The aforesaid decision was cited by the petitioner before the Government of India in Revision and the same is recorded in the impugned order at Paragraph 5.4. However, the impugned order does not consider the decision in Garg Tex Fab Pvt. Ltd. (supra) and point out why the same is inapplicable to the facts of the present case. Counsel appearing for the revenue has not been able to point out any distinguishing features in the present case from that existing in the case of Garg Tex Fab Pvt. Ltd (supra). 10. We do note that there are other decisions of the Government of India on identical fact situation, where the rebate claim has been disallowed. Nevertheless there must be an attempt to reconcile the differing views.

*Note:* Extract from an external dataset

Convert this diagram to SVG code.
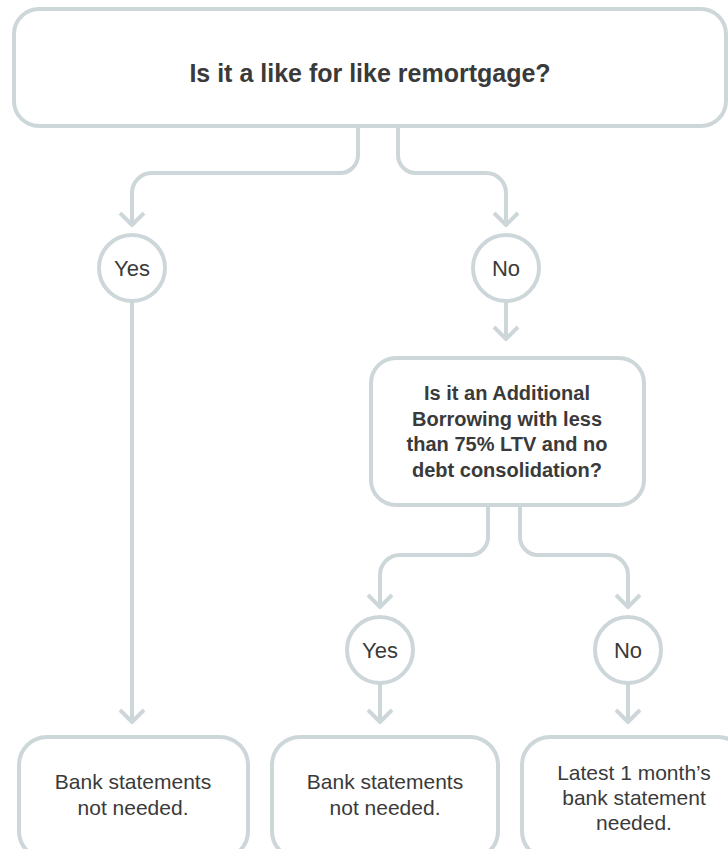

Non consideration of the decision which appear to cover the petitioner's case does indicate a flaw in the decision making process warranting interfere in our writ jurisdiction. 11. Therefore, in view of the above (without considering the merits of the petitioner's claim for rebate) we quash and set aside the impugned order dated 7 September 2012 passed by the Government of India in revision under Section 35EE of the Act and restore the issue to the file of Government of India in revision for fresh disposal. It is expected that Government of India in revision while dealing with the application before it would deal with the petitioner's contention that the issue is covered by the decision of Garg Tex Fab Pvt. Ltd. (supra) and reconcile the different decisions taken by the Government of India in revision. This has become necessary as the revenue is not able to point out before us any distinguishing features in facts of Garg Tex Fab Pvt. Ltd. (supra) and in this case. It is for Government of India in revision to pass fresh order after considering the applicability of its own decision in Garg Tex-Fab Pvt. Ltd. (supra) to the present facts. 12. Accordingly the petition is allowed in the above terms. No order as to costs.